How Businesses Monetize Unused Office Space Without Breaking Leases

How Businesses Monetize Unused Office Space Without Breaking Leases.
Representational image by Alesia Kazantceva on Unsplash

Hybrid work has created a familiar corporate headache: the lease is still a fixed number, but daily attendance is not. Many companies no longer need every floor, meeting room, or private office they committed to before their workplace model changed, yet walking away from a lease can trigger penalties, legal friction, and brand disruption.

That is why the smarter question is often not how to exit the space, but how to make it earn something back. For many occupiers, unused square footage is no longer just a workplace issue. It is a finance issue, an operations issue, and in some cases a strategic one.

Why Excess Space Has Become a Finance Problem

The office is not disappearing, but companies are using it differently. Businesses still need space for collaboration, culture, client meetings, and team coordination, even as hybrid schedules reduce the number of people who show up each day. That mismatch leaves many occupiers with areas that remain on the rent roll but are no longer essential from Monday to Friday.

If that space stays idle, it becomes a recurring operating cost with little strategic value. If it is monetized carefully, it can offset occupancy expenses without forcing a disruptive move. That is why more companies are looking at underused space not as a sunk cost, but as an asset that can be partially commercialized. If the company wants to show how much its occupancy cost has fallen after offloading unused areas, a percentage decrease calculator provides a straightforward way to quantify the drop.

Sublease, License, or Repurpose

Subleasing makes the most sense when a company can carve out a clearly defined area, such as a floor, wing, or self-contained suite. It is usually the most formal option, often requiring landlord consent, legal documentation, and enough term remaining on the master lease to make the deal attractive to another occupier. For example, if a subtenant starts paying midway through a month, a prorated rent calculator can help determine the amount of the partial-month payment.

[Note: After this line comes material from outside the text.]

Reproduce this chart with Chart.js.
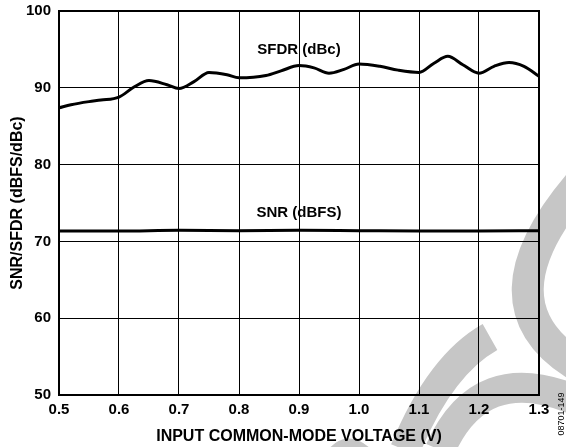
<!DOCTYPE html>
<html lang="en">
<head>
    <meta charset="UTF-8">
    <title>SNR/SFDR vs Input Common-Mode Voltage</title>
    <style>
        body { margin: 0; background: #fff; }
        #wrap { position: relative; width: 566px; height: 447px; }
    </style>
</head>
<body>
    <div id="wrap">
        <canvas id="myChart" width="566" height="447"></canvas>
    </div>
</body>
<script src="https://cdn.jsdelivr.net/npm/chart.js@4.4.0/dist/chart.umd.min.js"></script>
<script>
    // values
    var sfdrX = [0.5, 0.52, 0.55, 0.57, 0.6, 0.625, 0.65, 0.68, 0.7, 0.725, 0.75, 0.78, 0.8, 0.845, 0.87, 0.9, 0.925, 0.95, 0.975, 1.0, 1.035, 1.065, 1.1, 1.125, 1.148, 1.173, 1.2, 1.225, 1.25, 1.275, 1.3];
    var sfdrY = [87.4, 87.8, 88.2, 88.4, 88.8, 90.1, 90.95, 90.4, 89.9, 90.8, 92.0, 91.7, 91.3, 91.6, 92.2, 92.9, 92.6, 91.9, 92.4, 93.1, 92.8, 92.3, 92.0, 93.2, 94.1, 93.0, 91.9, 92.8, 93.3, 92.8, 91.5];
    var snrX = [0.5, 0.6, 0.7, 0.8, 0.9, 1.0, 1.1, 1.2, 1.3];
    var snrY = [71.35, 71.35, 71.45, 71.4, 71.45, 71.4, 71.35, 71.35, 71.4];
    var xTicks = [0.5, 0.6, 0.7, 0.8, 0.9, 1.0, 1.1, 1.2, 1.3];
    var yTicks = [50, 60, 70, 80, 90, 100];
    var seriesNames = ["SFDR (dBc)", "SNR (dBFS)"];
    var labelPos = [[0.9, 95.0], [0.9, 73.7]];

    function pts(xs, ys) {
        return xs.map(function(x, i) { return {x: x, y: ys[i]}; });
    }

    var fontFam = "'Liberation Sans', Arial, sans-serif";

    // grey logo in the background
    var watermark = {
        id: 'watermark',
        beforeDraw: function(chart) {
            var c = chart.ctx;
            c.save();
            c.strokeStyle = '#c6c6c6';
            c.lineWidth = 32;
            c.lineCap = 'butt';
            c.beginPath();
            c.moveTo(590, 172);
            c.quadraticCurveTo(468, 305, 585, 370);
            c.stroke();
            c.lineWidth = 30;
            c.beginPath();
            c.moveTo(490, 337);
            c.quadraticCurveTo(440, 365, 405, 450);
            c.stroke();
            c.beginPath();
            c.moveTo(440, 450);
            c.quadraticCurveTo(480, 360, 575, 400);
            c.stroke();
            c.lineWidth = 14;
            c.beginPath();
            c.moveTo(332, 456);
            c.quadraticCurveTo(347, 436, 366, 454);
            c.stroke();
            c.restore();
        }
    };

    var extras = {
        id: 'extras',
        beforeDatasetsDraw: function(chart) {
            var a = chart.chartArea, c = chart.ctx;
            c.save();
            c.strokeStyle = '#000';
            c.lineWidth = 2;
            c.strokeRect(a.left, a.top, a.right - a.left, a.bottom - a.top);
            c.restore();
        },
        afterDatasetsDraw: function(chart) {
            var c = chart.ctx;
            var xs = chart.scales.x, ys = chart.scales.y;
            c.save();
            c.fillStyle = '#000';
            c.font = 'bold 15px ' + fontFam;
            c.textAlign = 'center';
            c.textBaseline = 'middle';
            seriesNames.forEach(function(n, i) {
                c.fillText(n, xs.getPixelForValue(labelPos[i][0]), ys.getPixelForValue(labelPos[i][1]));
            });
            c.font = '9px ' + fontFam;
            c.translate(562, 414);
            c.rotate(-Math.PI / 2);
            c.fillText('08701-149', 0, 0);
            c.restore();
        }
    };

    var ctx = document.getElementById('myChart').getContext('2d');
    var myChart = new Chart(ctx, {
        type: 'line',
        data: {
            datasets: [{
                label: seriesNames[0],
                data: pts(sfdrX, sfdrY),
                borderColor: '#000',
                borderWidth: 3,
                pointRadius: 0,
                cubicInterpolationMode: 'monotone'
            }, {
                label: seriesNames[1],
                data: pts(snrX, snrY),
                borderColor: '#000',
                borderWidth: 3,
                pointRadius: 0,
                cubicInterpolationMode: 'monotone'
            }]
        },
        options: {
            responsive: false,
            animation: false,
            layout: { padding: { top: 11, right: 27, left: 0, bottom: 0 } },
            plugins: { legend: { display: false }, tooltip: { enabled: false } },
            scales: {
                x: {
                    type: 'linear',
                    min: 0.5,
                    max: 1.3,
                    afterBuildTicks: function(s) { s.ticks = xTicks.map(function(v) { return {value: v}; }); },
                    afterFit: function(s) { s.height = 52; s.paddingLeft = 0; s.paddingRight = 0; },
                    grid: { color: '#000', lineWidth: 1, drawTicks: false },
                    border: { display: false },
                    ticks: {
                        color: '#000',
                        padding: 6,
                        maxRotation: 0,
                        font: { family: fontFam, size: 15, weight: 'bold' },
                        callback: function(v) { return v.toFixed(1); }
                    },
                    title: {
                        display: true,
                        text: 'INPUT COMMON-MODE VOLTAGE (V)',
                        color: '#000',
                        padding: { top: 0, bottom: 1 },
                        font: { family: fontFam, size: 16, weight: 'bold' }
                    }
                },
                y: {
                    min: 50,
                    max: 100,
                    afterBuildTicks: function(s) { s.ticks = yTicks.map(function(v) { return {value: v}; }); },
                    afterFit: function(s) { s.width = 59; s.paddingTop = 0; s.paddingBottom = 0; },
                    grid: { color: '#000', lineWidth: 1, drawTicks: false },
                    border: { display: false },
                    ticks: {
                        color: '#000',
                        padding: 8,
                        font: { family: fontFam, size: 15, weight: 'bold' }
                    },
                    title: {
                        display: true,
                        text: 'SNR/SFDR (dBFS/dBc)',
                        color: '#000',
                        padding: { top: 8, bottom: 0 },
                        font: { family: fontFam, size: 16, weight: 'bold' }
                    }
                }
            }
        },
        plugins: [watermark, extras]
    });
</script>
</html>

Licensing is usually more flexible. It works better when the original tenant stays in place and shares desks, private offices, or meeting rooms on shorter and looser terms. This suits businesses that want to retain control of the premises while still recovering some of the cost of underused space.

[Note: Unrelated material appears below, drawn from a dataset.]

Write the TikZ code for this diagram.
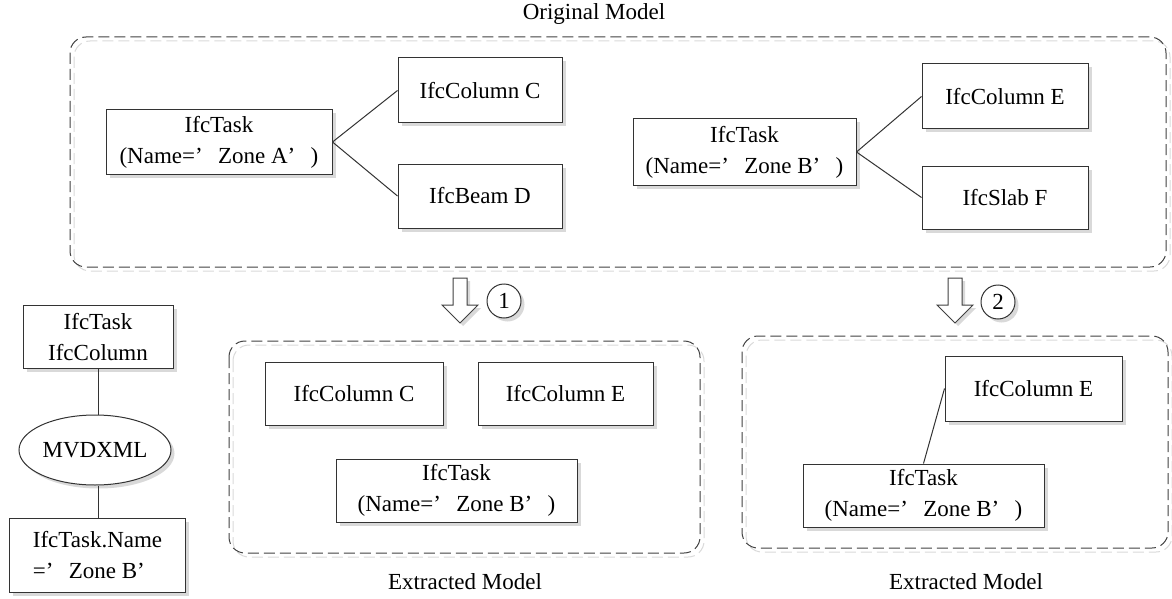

Repurposing is different because the company is not necessarily bringing in a conventional office user. Some firms convert spare rooms into paid training areas, event venues, podcast studios, or bookable meeting facilities for partners and clients. In each case, the goal is the same: turn idle space into something that contributes to revenue or cost recovery.

Representational image by Duc Dao on Unsplash

When the Numbers Start to Matter

The practical appeal of monetizing unused space is obvious, but the decision should still be treated like a finance exercise rather than a quick facilities fix. The real questions are whether the added income outweighs legal, operational, and service costs, and whether the arrangement is flexible enough to unwind if the company needs the space back.

If leadership is assessing whether a partially monetized floor changes the economics of controlling that space over time, a rental property calculator can help frame the income side more clearly.

The Constraints Companies Cannot Ignore

Not every empty room should be monetized. Security requirements, confidentiality, visitor management, insurance, building rules, and landlord restrictions can all limit what is realistic. A law firm, financial institution, or product development team may have far less freedom to share space than a marketing agency, training company, or consultancy.

Pricing matters as well. If the aim is simply to reduce sunk costs, the company may accept rates below those charged by a premium flex-space operator. But if the discount is too steep, monetization can create an administrative burden without meaningfully improving the balance sheet.

A More Practical Alternative to Lease Default

In the hybrid era, unused office space should not automatically be treated as a dead cost or as a reason to break a lease. In many cases, it is a recoverable asset. Companies that properly measure utilization, choose the right structure, and stay realistic about legal and operational constraints can turn underused space into a source of cost recovery, flexibility, and better portfolio discipline.

That makes monetization less of a stopgap and more of a practical response to how modern office demand actually works.